Vincent Mosco

Vincent Mosco (photo by Bing Wen, courtesy of Vincent's family)

IAMCR is saddened to learn of the death of Vincent Mosco, a leader in our field and a longtime member and supporter of the association. The obituary below was shared by his family.

Vincent Mosco, sociologist, political economist and renowned scholar in critical communication studies, died suddenly on Feb. 9 in Orlando, Florida. He was 75. He leaves behind his partner of more than 45 years, Catherine McKercher, daughters Rosemary and Madeline and their partners, grandchildren Noelle and Colin Morton, sister Bernadette (Jim), brother Joe (Maria), and nephew Frank.

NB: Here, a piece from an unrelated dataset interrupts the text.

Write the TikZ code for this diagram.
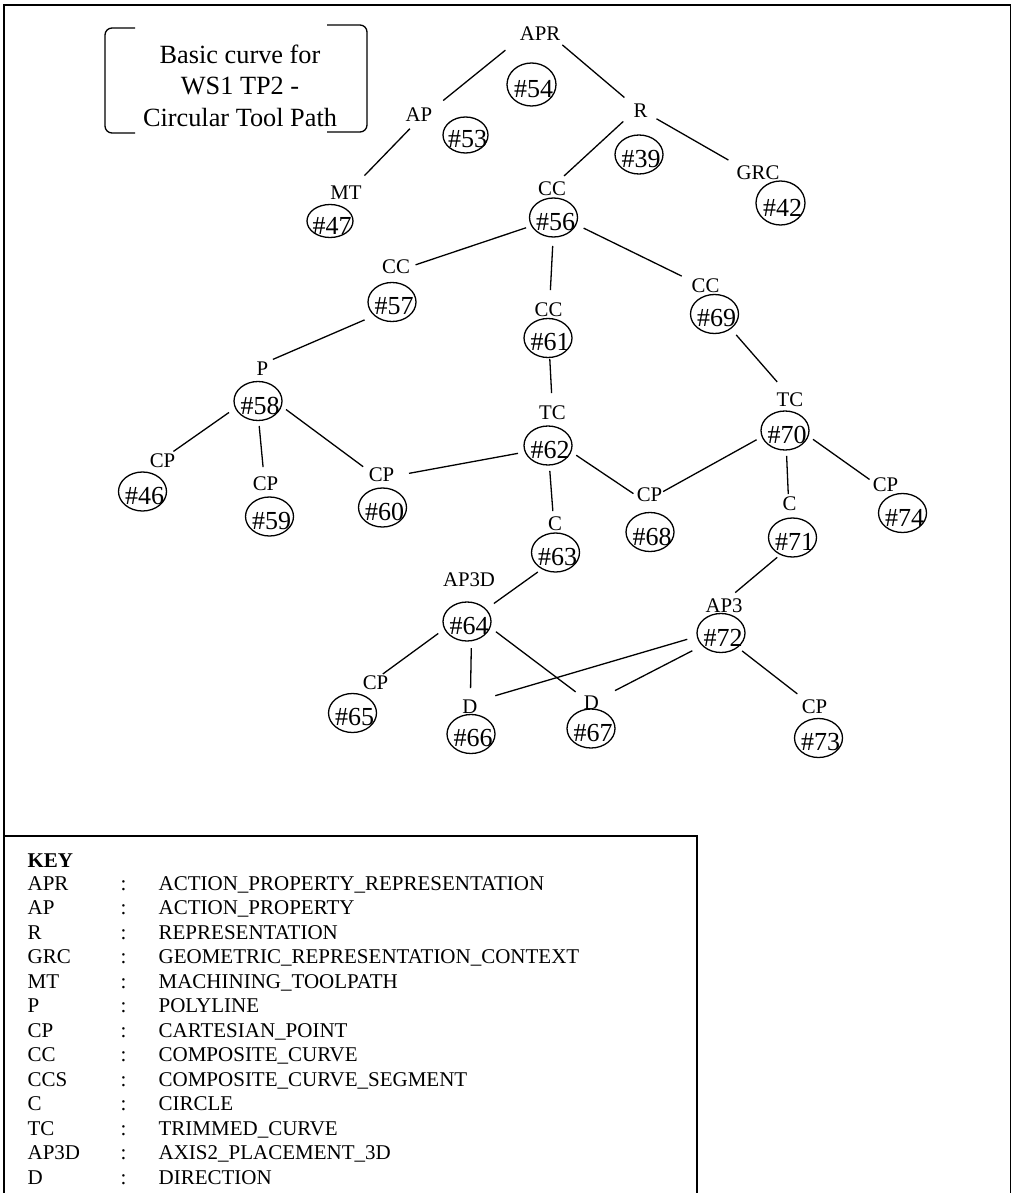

Vincent grew up in a tenement on Mulberry Street in Manhattan’s Little Italy. Though he loved his extended family and his community, he was determined to escape poverty and saw education as the way to achieve this. He won entry by competitive exam to Regis High School, one of New York’s best, graduated from Georgetown University in Washington with top honors, and went directly into the PhD in Sociology program at Harvard University, finishing his degree at the age of 27.

Over a long and distinguished career he taught at the University of Lowell, Mass., Georgetown University in Washington, D.C., Temple University in Philadelphia, Pa., Queen’s University in Kingston, Ont., and Carleton University in Ottawa, Ont. He returned to Queen’s in 2003 to take the Canada Research Chair in Communication and Society, retiring in 2011. In 2016 he was appointed distinguished professor at the New Media Centre, Fudan University School of Journalism and Communication, in Shanghai, China.

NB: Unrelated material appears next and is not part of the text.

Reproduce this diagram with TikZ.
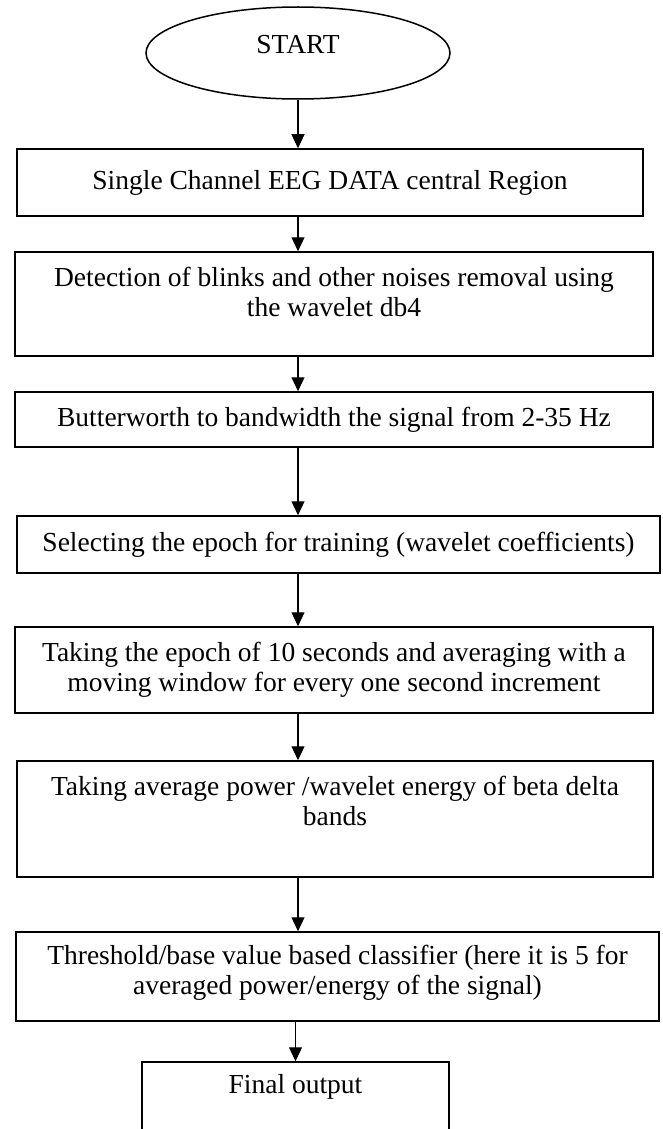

He was the author, co-author or co-editor of 27 books and more than 200 articles and reports, mainly focusing on the political, economic and social impact of new communication technologies. He served on the editorial board of more than 20 academic journals. His work took him all over the world, to Europe, Asia, North and South America, and Africa. A forthcoming memoir, to be published by Westminster Press in the UK, highlights his research and his activism. He won numerous awards for his teaching, scholarship and the contributions he made to critical research.

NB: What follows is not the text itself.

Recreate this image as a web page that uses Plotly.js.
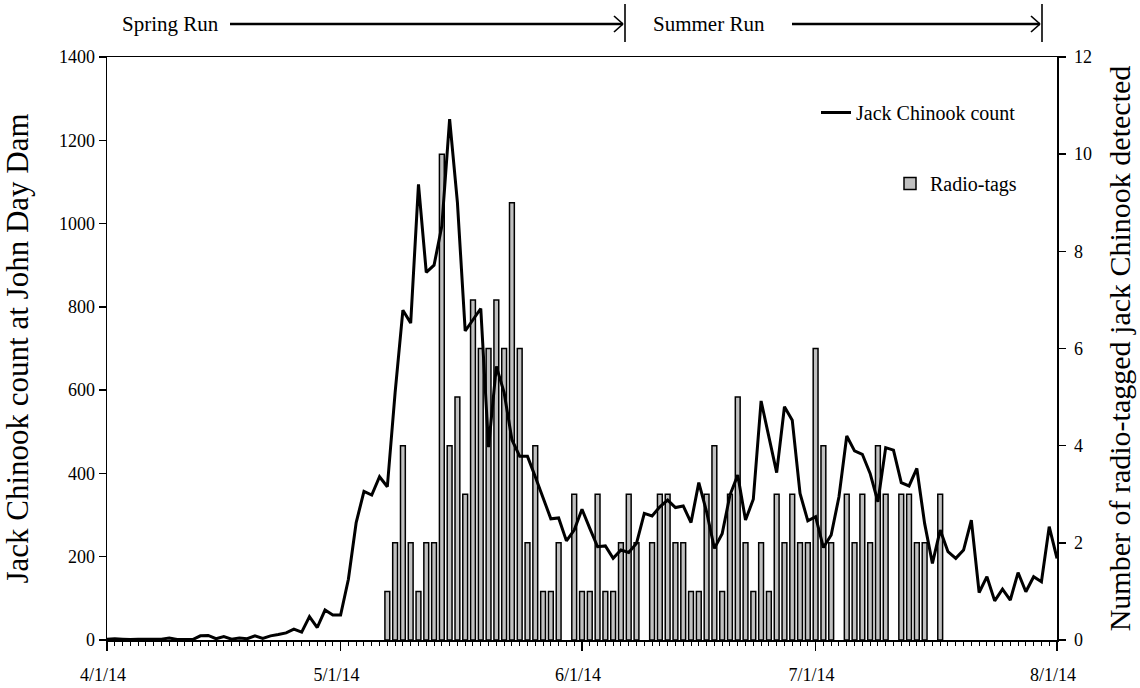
<!DOCTYPE html>
<html>
<head>
<meta charset="utf-8">
<script src="https://cdn.plot.ly/plotly-3.0.1.min.js"></script>
<style>html,body{margin:0;padding:0;background:#fff;}#chart{width:1140px;height:688px;}</style>
</head>
<body>
<div id="chart"></div>
<script>
// ---- data ----
const startDate = '2014-04-01';
// daily jack Chinook count at John Day Dam, 4/1/14 .. 8/1/14
const jackCount = [
  2,3,2,1,2,2,1,2,5,1,1,1,10,11,3,8,2,5,3,10,4,10,13,17,26,19,56,30,72,60,
  60,146,282,357,348,392,368,594,792,761,1094,883,900,994,1251,1051,742,768,796,463,657,594,481,441,441,392,341,291,293,238,
  264,314,268,224,226,196,216,210,232,304,298,320,336,318,322,282,378,308,220,255,348,396,288,338,574,488,402,560,528,352,
  286,296,222,252,344,490,454,446,400,332,462,456,378,370,412,280,184,264,212,196,216,288,114,152,94,122,96,162,116,152,140,272,196
];
const tagDates = [
  '2014-05-07','2014-05-08','2014-05-09','2014-05-10','2014-05-11','2014-05-12','2014-05-13','2014-05-14',
  '2014-05-15','2014-05-16','2014-05-17','2014-05-18','2014-05-19','2014-05-20','2014-05-21','2014-05-22',
  '2014-05-23','2014-05-24','2014-05-25','2014-05-26','2014-05-27','2014-05-28','2014-05-29','2014-05-31',
  '2014-06-01','2014-06-02','2014-06-03','2014-06-04','2014-06-05','2014-06-06','2014-06-07','2014-06-08',
  '2014-06-10','2014-06-11','2014-06-12','2014-06-13','2014-06-14','2014-06-15','2014-06-16','2014-06-17',
  '2014-06-18','2014-06-19','2014-06-20','2014-06-21','2014-06-22','2014-06-23','2014-06-24','2014-06-25',
  '2014-06-26','2014-06-27','2014-06-28','2014-06-29','2014-06-30','2014-07-01','2014-07-02','2014-07-03',
  '2014-07-05','2014-07-06','2014-07-07','2014-07-08','2014-07-09','2014-07-10',
  '2014-07-12','2014-07-13','2014-07-14','2014-07-15','2014-07-17'
];
const tagCounts = [
  1,2,4,2,1,2,2,10,
  4,5,3,7,6,6,7,6,
  9,6,2,4,1,1,2,3,
  1,1,3,1,1,2,3,2,
  2,3,3,2,2,1,1,3,
  4,1,3,5,2,1,2,1,
  3,2,3,2,2,6,4,2,
  3,2,3,2,4,3,
  3,3,2,2,3
];
const monthTicks = ['2014-04-01','2014-05-01','2014-06-01','2014-07-01','2014-08-01'];
const monthLabels = ['4/1/14','5/1/14','6/1/14','7/1/14','8/1/14'];
const runNames = ['Spring Run','Summer Run'];

// ---- build ----
const DAY = 86400000;
const t0 = Date.parse(startDate + 'T00:00:00Z');
const lineDates = jackCount.map((_, i) => new Date(t0 + i * DAY).toISOString().slice(0, 10));

const FONT = 'Liberation Serif, Times New Roman, serif';

const bars = {
  type: 'bar', name: 'Radio-tags', x: tagDates, y: tagCounts,
  xaxis: 'x', yaxis: 'y', width: 0.62 * DAY,
  marker: {color: '#c0c0c0', line: {color: '#000', width: 1.5}},
  legend: 'legend2', hoverinfo: 'x+y'
};
const line = {
  type: 'scatter', mode: 'lines', name: 'Jack Chinook count', x: lineDates, y: jackCount,
  xaxis: 'x', yaxis: 'y2', line: {color: '#000', width: 3}, legend: 'legend'
};

// pixel helpers for decorations (plot area 107..1057 x 57..640)
const px = v => (v - 107) / 950;
const py = v => (640 - v) / 583;

const shapes = [];
function arrow(x1, x2, y, bar) {
  shapes.push({type: 'line', xref: 'paper', yref: 'paper', x0: px(x1), x1: px(x2), y0: py(y), y1: py(y), line: {color: '#000', width: 2.4}});
  shapes.push({type: 'line', xref: 'paper', yref: 'paper', x0: px(x2 - 9), x1: px(x2), y0: py(y - 8), y1: py(y), line: {color: '#000', width: 1.6}});
  shapes.push({type: 'line', xref: 'paper', yref: 'paper', x0: px(x2 - 9), x1: px(x2), y0: py(y + 8), y1: py(y), line: {color: '#000', width: 1.6}});
  shapes.push({type: 'line', xref: 'paper', yref: 'paper', x0: px(bar), x1: px(bar), y0: py(4), y1: py(42), line: {color: '#000', width: 1.6}});
}
arrow(230, 623, 24, 625);
arrow(792, 1040, 24, 1042);

const annotations = [
  {xref: 'paper', yref: 'paper', x: px(170), y: py(24), text: runNames[0], showarrow: false, xanchor: 'center', yanchor: 'middle', font: {family: FONT, size: 21, color: '#000'}},
  {xref: 'paper', yref: 'paper', x: px(709), y: py(24), text: runNames[1], showarrow: false, xanchor: 'center', yanchor: 'middle', font: {family: FONT, size: 21, color: '#000'}}
];

const layout = {
  width: 1140, height: 688,
  margin: {l: 107, r: 83, t: 57, b: 48, pad: 0},
  paper_bgcolor: '#fff', plot_bgcolor: '#fff',
  font: {family: FONT, size: 18, color: '#000'},
  bargap: 0,
  xaxis: {
    type: 'date', range: ['2014-04-01', '2014-08-01'],
    tickmode: 'array', tickvals: monthTicks, ticktext: monthLabels,
    ticks: 'outside', ticklen: 9, tickwidth: 1.5, tickcolor: '#000',
    ticklabelstandoff: 9, ticklabelshift: -4,
    minor: {tickmode: 'linear', tick0: startDate, dtick: DAY, ticks: 'outside', ticklen: 4, tickwidth: 1, tickcolor: '#000', showgrid: false},
    showline: true, linecolor: '#000', linewidth: 1.5, mirror: true,
    showgrid: false, zeroline: false, fixedrange: true,
    tickfont: {family: FONT, size: 18, color: '#000'}
  },
  yaxis: {
    side: 'right', range: [0, 12], dtick: 2, tick0: 0,
    ticks: 'outside', ticklen: 7, tickwidth: 1.5, tickcolor: '#000',
    ticklabelstandoff: 5,
    showline: true, linecolor: '#000', linewidth: 1.5,
    showgrid: false, zeroline: false,
    tickfont: {family: FONT, size: 18, color: '#000'},
    title: {text: 'Number of radio-tagged jack Chinook detected', font: {family: FONT, size: 30, color: '#000'}, standoff: 18}
  },
  yaxis2: {
    overlaying: 'y', side: 'left', range: [0, 1400], dtick: 200, tick0: 0,
    ticks: 'outside', ticklen: 7, tickwidth: 1.5, tickcolor: '#000',
    showline: true, linecolor: '#000', linewidth: 1.5,
    showgrid: false, zeroline: false,
    tickfont: {family: FONT, size: 18, color: '#000'},
    title: {text: 'Jack Chinook count at John Day Dam', font: {family: FONT, size: 31, color: '#000'}, standoff: 22}
  },
  legend: {x: px(816), y: py(93), xanchor: 'left', yanchor: 'top', bgcolor: 'rgba(0,0,0,0)', font: {family: FONT, size: 20, color: '#000'}},
  legend2: {x: px(890), y: py(164), xanchor: 'left', yanchor: 'top', bgcolor: 'rgba(0,0,0,0)', font: {family: FONT, size: 20, color: '#000'}},
  showlegend: true,
  shapes: shapes,
  annotations: annotations
};

Plotly.newPlot('chart', [bars, line], layout, {displayModeBar: false, staticPlot: true});
</script>
</body>
</html>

Vincent met Catherine, then a Washington correspondent for The Canadian Press, during a year-long post-doc in the Carter White House Office of Telecommunications Policy. They fell in love almost instantly and married in 1980. In 1984, disturbed by the turn to the right in the U.S. under Ronald Reagan, they moved their young family to Canada, first to Kingston and then to Ottawa, where they both joined the faculty of the School of Journalism and Communication at Carleton. After taking the chair in Kingston in 2003, he and Catherine worked together on a series of studies on communications workers and the organizations that represent them.

But his life was not all work and no play. As a young man, he was joyfully ferocious on the basketball court. He stood by his beloved Boston Red Sox and New England Patriots through years of failure, which made their eventual victories all the sweeter. He loved helping his daughters grow into the talented, independent women they have become. In his final years, nothing made him happier than playing with his grandchildren, pulling coins out of their ears, pushing them on the swing, or spraying them with a garden hose. His family, which included dozens of graduate students who have gone on to scholarly careers of their own, was a source of enormous pride, joy, and love and will miss him dearly.